Contemporaneamente – ed è una novità – Ahmadinejad ha dato una vera e propria bacchettata sulle dita (o meglio: un avvertimento mafioso) a Mosca:  “La Russia deve evitare di stare al fianco di quei paesi che spingono per nuove sanzioni  internazionali contro l’Iran, a causa del suo programma nucleare. I governanti di Mosca devono stare attenti a non stare al  fianco dei nemici del popolo iraniano”. Va detto che la risposta di Putin è subito stata più che accomodante perché il premier russo, nell’annunciare che il testo sulle sanzioni è praticamente pronto al Consiglio di Sicurezza dell’Onu, ha anche messo le mani avanti sostenendo che “le sanzioni non dovrebbero essere eccessive”. Si conferma dunque una politica ondivaga di Mosca, che non osa rompere con Washington ma che tende però sostanzialmente ad essere complice dell’oltranzismo di Teheran (i cui progetti nucleari e missilistici sono sviluppati solo grazie alle forniture e agli armamenti russi) all’interno di una chiara strategia di “logoramento” degli Stati Uniti (e di Israele), su cui ritrova una forte alleanza diplomatica con la Cina.

Una politica irresponsabile – in piena continuità con quella sovietica dell’era Breznev, ma priva di quella visione strategica – che favorisce in queste settimane un evidente scivolamento dell’intero quadro mediorientale verso una nuova guerra. Mille possono essere le scintille che la possono fare deflagrare nel clima sempre più teso, ma non è improbabile che il più pericoloso focolaio sotto la cenere – come sempre – sia collocato in Libano. Durante un tesissimo incontro alla Casa Bianca infatti il premier di Beirut Saad Hariri ha spiegato – con evidente imbarazzo – ad un infuriato Barack Obama che il Libano – che oggi è membro a turnazione del Consiglio di Sicurezza – non può assolutamente votare, come richiesto dall’ospite, a favore delle sanzioni contro l’Iran. Questo infatti significherebbe l’immediata rottura della coalizione che regge il governo Hariri ad opera di Hezbollah che continua ad essere, anche formalmente, il braccio politico dell’Iran nel paese dei Cedri (il suo leader, Nasrallah, è infatti ufficialmente definito “rappresentante in Libano della Guida della Rivoluzione, l’ayatollah Ali Khamenei).

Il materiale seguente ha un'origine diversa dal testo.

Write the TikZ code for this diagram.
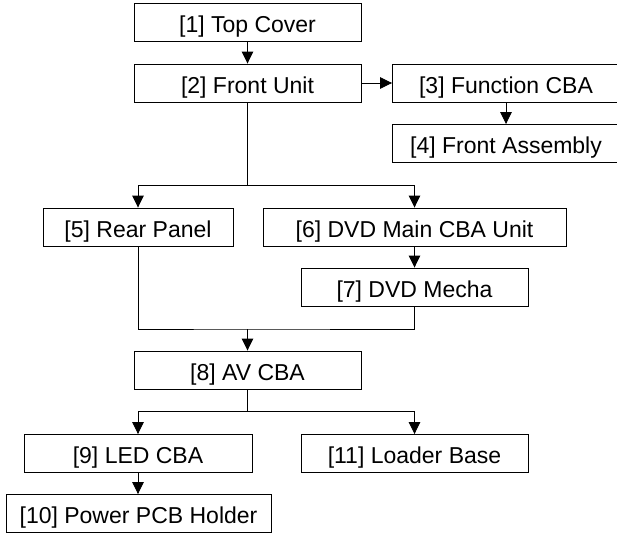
\documentclass[tikz,border=0pt]{standalone}
\usepackage{fontspec}
\setmainfont{Liberation Sans}
\usetikzlibrary{arrows.meta}
\begin{document}
\begin{tikzpicture}[x=1pt, y=-1pt, line width=0.9pt, line join=miter, >={Triangle[width=11.5pt,length=12pt]},
	box/.style={draw, fill=white, inner sep=0pt, minimum height=38pt, text height=20.6pt, text depth=0pt,
		font=\fontsize{23}{27}\selectfont}]
	\useasboundingbox (0,0) rectangle (617,533);
	% boxes: name/x/y/width/text
	\foreach \n/\x/\y/\w/\t in {b1/247.5/22/227/{[1] Top Cover}, b2/247.5/83/227/{[2] Front Unit},
		b3/506/83/227/{[3] Function CBA}, b4/506/143.5/227/{[4] Front Assembly},
		b5/138/227/190/{[5] Rear Panel}, b6/414.5/227/303/{[6] DVD Main CBA Unit},
		b7/414.5/287/227/{[7] DVD Mecha}, b8/247.5/370/227/{[8] AV CBA},
		b9/138/453.5/228/{[9] LED CBA}, b10/138.5/513.5/265/{[10] Power PCB Holder},
		b11/414.5/453.5/227/{[11] Loader Base}}
		\node[box, minimum width=\w pt] (\n) at (\x,\y) {\t};
	\path (247.5,185) coordinate (j1)
		(247.5,329) coordinate (j2)
		(247.5,411) coordinate (j3);
	\draw[->] (b1) -- (b2);
	\draw[->] (b2) -- (b3);
	\draw[->] (b3) -- (b4);
	\draw (b2.south) -- (j1);
	\draw[->] (j1) -| (b5.north);
	\draw[->] (j1) -| (b6.north);
	\draw[->] (b6) -- (b7);
	\draw (b5.south) |- (j2) -| (b7.south);
	\draw[->] (j2) -- (b8.north);
	\draw (b8.south) -- (j3);
	\draw[->] (j3) -| (b9.north);
	\draw[->] (j3) -| (b11.north);
	\draw[->] (b9.south) -- (b9.south |- b10.north);
\end{tikzpicture}
\end{document}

Il Libano quindi non voterà ne a favore né contro alle sanzioni (su questo Obama ha però dovuto mostrarsi irremovibile, minacciando dure sanzioni nel caso) e si asterrà. Ma  non è affatto detto che questa astensione sarà sufficiente ad Hezbollah (e all’Iran) ed è probabile che segni la riapertura di una nuova crisi politica a Beirut. Crisi che – sommata alle tensioni su Gaza – come già accadde nel 2006, può definire il clima perfetto per le abituali provocazioni armate di Hezbollah (e di Hamas) contro Israele (magari con l’aggiunta di una nave carica di “pacifici kamikaze” iraniani) con il voluto esito di una nuova guerra. Guerra che oggi costituirebbe la mossa perfetta per l’arrocco del regime iraniano, teso a vanificare di fronte alla comunità musulmana l’effetto politico delle sanzioni. Guerra  che può ulteriormente rilanciare nelle umma musulmana – suo principale riferimento – la leadership oltranzista di un Iran che si sta dimostrando ben più manovriero e capace di inventiva di quanto non lo siano i suoi avversari: gli immobili regimi dell’Arabia Saudita, dell’Egitto e degli Emirati del Golfo, incapaci ormai di anni di arginare la crescita della potenza regionale e dell’espansione “rivoluzionaria” del regime iraniano.